On our way back from shopping downtown, we noticed a big cloud of smoke had formed over the mountains. From that very moment, I knew Gerard’s property was going to be affected, even though the fire was several miles away. Gerard didn’t buy into my suspicions. He thought I was being silly. Yes, I do tend yo overreact. 

Soon after, we found out that most of Malibu and Topanga was burning. I couldn’t help but feel guilty because, in a way, I had wished for this house to be gone. I felt like it was standing in our way. Could I have been the one who lit the match? Just food for thought. 

There was a certain peacefulness in the woods around his home. It was far enough away that you couldn’t hear the sounds of traffic and congestion. There, the outside world did not exist. It had a lot of great qualities, but I wasn’t interested in utilizing them. Being a city gal...a little congestion never bothered me.

As we continued making our way back, we were mesmerized by the massive flames. Gerard dropped me off and then went up the hill to see if the fire had reached his home. 

The rest of the afternoon, I waited to hear some news from him. The media was going crazy reporting the spread of the fire. It was enough to make anyone a bit tense.

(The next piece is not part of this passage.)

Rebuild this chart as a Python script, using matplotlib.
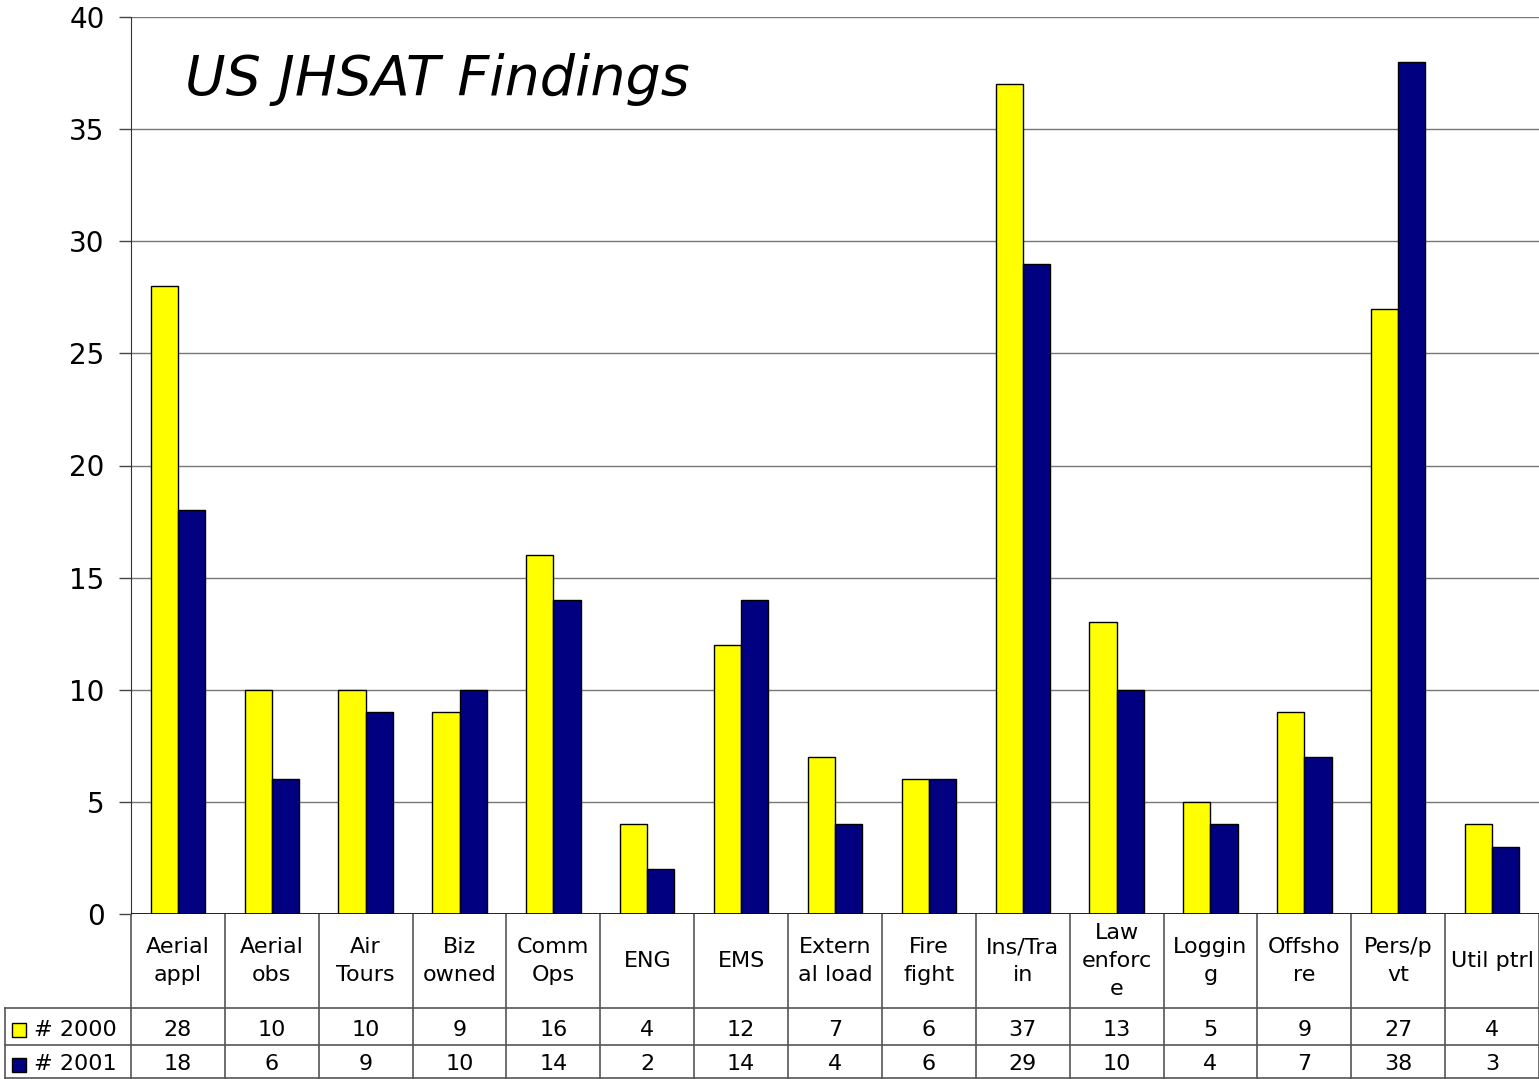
import numpy as np
import matplotlib.pyplot as plt
from matplotlib.patches import Rectangle

# data
categories = ["Aerial\nappl", "Aerial\nobs", "Air\nTours", "Biz\nowned", "Comm\nOps", "ENG", "EMS",
              "Extern\nal load", "Fire\nfight", "Ins/Tra\nin", "Law\nenforc\ne", "Loggin\ng",
              "Offsho\nre", "Pers/p\nvt", "Util ptrl"]
y2000 = [28, 10, 10, 9, 16, 4, 12, 7, 6, 37, 13, 5, 9, 27, 4]
y2001 = [18, 6, 9, 10, 14, 2, 14, 4, 6, 29, 10, 4, 7, 38, 3]
series = ["# 2000", "# 2001"]
colors = ["#FFFF00", "#000080"]

W, H = 1539, 1079
fig = plt.figure(figsize=(W / 100, H / 100), dpi=100)
plt.rcParams['font.family'] = 'DejaVu Sans'

# main axes (pixel layout)
left, top, bottom = 131, 17, 914
ax = fig.add_axes([left / W, 1 - bottom / H, 1 - left / W, (bottom - top) / H])
n = len(categories)
x = np.arange(n)
bw = 0.29
ax.bar(x - bw / 2, y2000, bw, color=colors[0], edgecolor='black', linewidth=1, zorder=3)
ax.bar(x + bw / 2, y2001, bw, color=colors[1], edgecolor='black', linewidth=1, zorder=3)
ax.set_xlim(-0.5, n - 0.5)
ax.set_ylim(0, 40)
ax.set_yticks(range(0, 41, 5))
ax.tick_params(axis='y', labelsize=20, length=9, width=1, color='#444444', pad=10)
ax.set_xticks([])
ax.grid(axis='y', color='#777777', linewidth=1, zorder=0)
for s in ['top', 'right', 'bottom']:
    ax.spines[s].set_visible(False)
ax.spines['left'].set_color('#333333')
ax.axhline(0, color='black', linewidth=1.2, zorder=4)
ax.text(0.038, 0.93, "US JHSAT Findings", transform=ax.transAxes, fontsize=40,
        style='italic', va='center', ha='left')

# data table below, in pixel coordinates
tab = fig.add_axes([0, 0, 1, 1 - bottom / H])
tab.set_xlim(0, W)
tab.set_ylim(H, bottom)
tab.axis('off')
cw = (W - left) / n
rows = [bottom, 1008, 1045, H - 1]
lc = '#555555'
for i in range(n + 1):
    xb = left + i * cw
    tab.plot([xb, xb], [bottom, H], color=lc, lw=1.2)
for r in rows[1:]:
    tab.plot([5, W], [r, r], color=lc, lw=1.2)
tab.plot([5, 5], [rows[1], H], color=lc, lw=1.2)
for i, c in enumerate(categories):
    xc = left + (i + 0.5) * cw
    tab.text(xc, (rows[0] + rows[1]) / 2, c, ha='center', va='center', fontsize=16,
             linespacing=1.5)
    tab.text(xc, (rows[1] + rows[2]) / 2 + 3, str(y2000[i]), ha='center', va='center', fontsize=16)
    tab.text(xc, (rows[2] + rows[3]) / 2 + 3, str(y2001[i]), ha='center', va='center', fontsize=16)
for j, (name, col) in enumerate(zip(series, colors)):
    yc = (rows[1 + j] + rows[2 + j]) / 2 + 3
    tab.add_patch(Rectangle((12, yc - 7), 14, 14, facecolor=col, edgecolor='black', lw=1))
    tab.text(34, yc, name, ha='left', va='center', fontsize=16)

fig.savefig("out.png", dpi=100)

By nightfall, I still had not heard from Gerard. When I did phone him, he was still really casual about it all. I would have been just a bit more dramatic...what a shock! 

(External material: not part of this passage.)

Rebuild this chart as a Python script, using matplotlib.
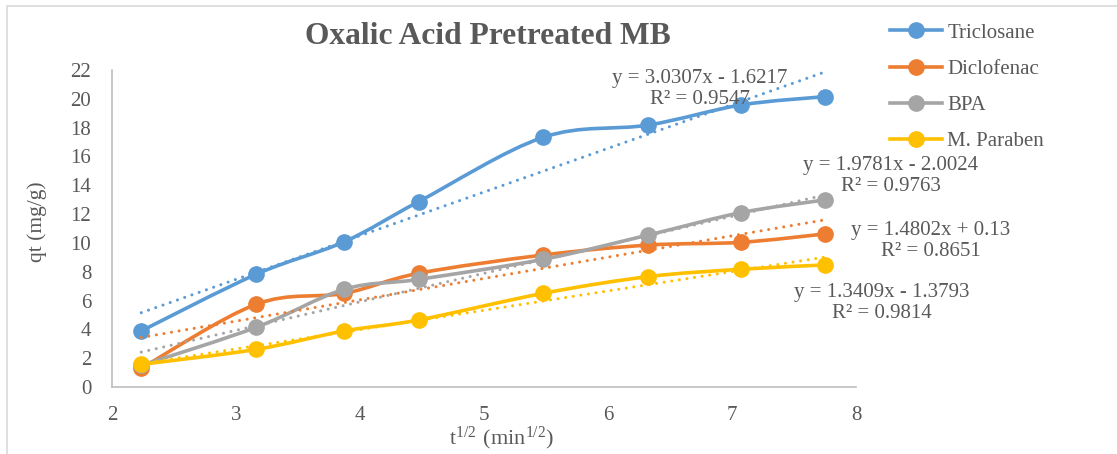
import numpy as np
import matplotlib
matplotlib.use("Agg")
import matplotlib.pyplot as plt
from matplotlib.path import Path
from matplotlib.patches import PathPatch, Rectangle
from matplotlib.lines import Line2D

plt.rcParams['font.family'] = ['Liberation Serif', 'DejaVu Serif']
plt.rcParams['mathtext.fontset'] = 'custom'
plt.rcParams['mathtext.rm'] = 'Liberation Serif'

# Data (x = sqrt(t))
sqrt_t = [2.236, 3.162, 3.873, 4.472, 5.477, 6.325, 7.071, 7.746]
triclosane = [3.89, 7.82, 10.08, 12.86, 17.33, 18.18, 19.57, 20.15]
diclofenac = [1.30, 5.74, 6.50, 7.89, 9.16, 9.85, 10.04, 10.62]
bpa = [1.50, 4.14, 6.78, 7.47, 8.86, 10.55, 12.10, 12.98]
m_paraben = [1.57, 2.61, 3.89, 4.65, 6.50, 7.66, 8.17, 8.47]

series_names = ['Triclosane', 'Diclofenac', 'BPA', 'M. Paraben']
series_values = [triclosane, diclofenac, bpa, m_paraben]

# Trendline coefficients as printed on the chart
slopes = [3.0307, 1.4802, 1.9781, 1.3409]
intercepts = [-1.6217, 0.13, -2.0024, -1.3793]
r_squared = [0.9547, 0.8651, 0.9763, 0.9814]

colors = ['#5B9BD5', '#ED7D31', '#A5A5A5', '#FFC000']
text_color = '#595959'
# label centres in figure pixels (x, y from top)
eq_pos = [(700, 89), (931, 241), (891, 176), (882, 303)]

W, H = 1117, 454


def smooth_path(xs, ys):
    # Excel-like smoothed line: cubic Bezier with Catmull-Rom style control points
    pts = np.column_stack([xs, ys])
    n = len(pts)
    verts = [pts[0]]
    codes = [Path.MOVETO]
    for i in range(n - 1):
        p0 = pts[max(i - 1, 0)]
        p1 = pts[i]
        p2 = pts[i + 1]
        p3 = pts[min(i + 2, n - 1)]
        c1 = p1 + (p2 - p0) / 6.0
        c2 = p2 - (p3 - p1) / 6.0
        verts += [c1, c2, p2]
        codes += [Path.CURVE4] * 3
    return Path(verts, codes)


fig = plt.figure(figsize=(W / 100, H / 100), dpi=100)
ax = fig.add_axes([112 / W, 1 - 387 / H, (856 - 112) / W, (387 - 70) / H])

# outer chart frame (cropped on right/bottom)
fig.patches.append(Rectangle((7 / W, -0.2), 1.2, 1.2 - 6 / H, transform=fig.transFigure,
                             fill=False, edgecolor='#D9D9D9', lw=1.2))

x = np.array(sqrt_t)
handles = []
for i, (name, vals) in enumerate(zip(series_names, series_values)):
    c = colors[i]
    ax.add_patch(PathPatch(smooth_path(x, vals), fill=False, edgecolor=c, lw=2.6,
                           capstyle='round', joinstyle='round', zorder=2 + i * 0.1))
    ax.plot(x, vals, 'o', color=c, markersize=11, zorder=2.05 + i * 0.1)
    handles.append(Line2D([], [], color=c, lw=2.6, marker='o', markersize=11, label=name))

# dotted linear trendlines
xt = np.array([x.min(), x.max()])
for i in range(4):
    ax.plot(xt, slopes[i] * xt + intercepts[i], color=colors[i], lw=2.2,
            linestyle=(0, (0.01, 2.5)), dash_capstyle='round', zorder=3)

# equation labels
for i in range(4):
    sign = '-' if intercepts[i] < 0 else '+'
    label = f'y = {slopes[i]:.4f}x {sign} {abs(intercepts[i]):g}\nR² = {r_squared[i]:.4f}'
    px, py = eq_pos[i]
    fig.text(px / W, 1 - py / H, label, ha='center', va='center', multialignment='center',
             fontsize=15, color=text_color, zorder=5)

ax.set_xlim(2, 8)
ax.set_ylim(0, 22)
ax.set_xticks(range(2, 9))
ax.set_yticks(range(0, 23, 2))
ax.tick_params(length=0, labelsize=15, labelcolor=text_color)
ax.tick_params(axis='x', pad=14)
ax.tick_params(axis='y', pad=15)
for s in ['top', 'right']:
    ax.spines[s].set_visible(False)
for s in ['left', 'bottom']:
    ax.spines[s].set_color('#BFBFBF')
    ax.spines[s].set_linewidth(1.2)

fig.text(488 / W, 1 - 44 / H, 'Oxalic Acid Pretreated MB', ha='center', va='baseline',
         fontsize=22.7, fontweight='bold', color=text_color)
fig.text(37 / W, 1 - 222 / H, 'qt (mg/g)', rotation=90, ha='center', va='center',
         fontsize=15.5, color=text_color)
fig.text(502 / W, 1 - 438 / H, r'$\mathregular{t^{1/2}\ (min^{1/2})}$', ha='center', va='center',
         fontsize=16, color=text_color)

fig.legend(handles=handles, loc='upper left', bbox_to_anchor=(890 / W, 1 - 23 / H),
           frameon=False, fontsize=15, handlelength=2.5, handletextpad=0.25,
           labelspacing=0.8, borderpad=0, borderaxespad=0, labelcolor=text_color)

fig.savefig('out.png', dpi=100)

After a while, I really started to worry for his safety. I called him several times, begging him to get down the hill. At the time, the entire canyon was burning up and Gerard was out on his patio, drinking beers with his brother Lance, who had come to his rescue. Rather than rushing around collecting his belongings, they sat watching the flames approach his backyard. Let's face it, I would have been gathering my shoes!!! 

After a couple of beers, some pasta and packing, he made it down the hill to safety. He didn’t get to my place until after nine o’clock that night. I was ready to kill him, though I knew once I saw him, the anger would go away. As the hours passed, I feared I would never see him again. It made me realize how crucial he was to my life. It felt like a test. Or so I thought?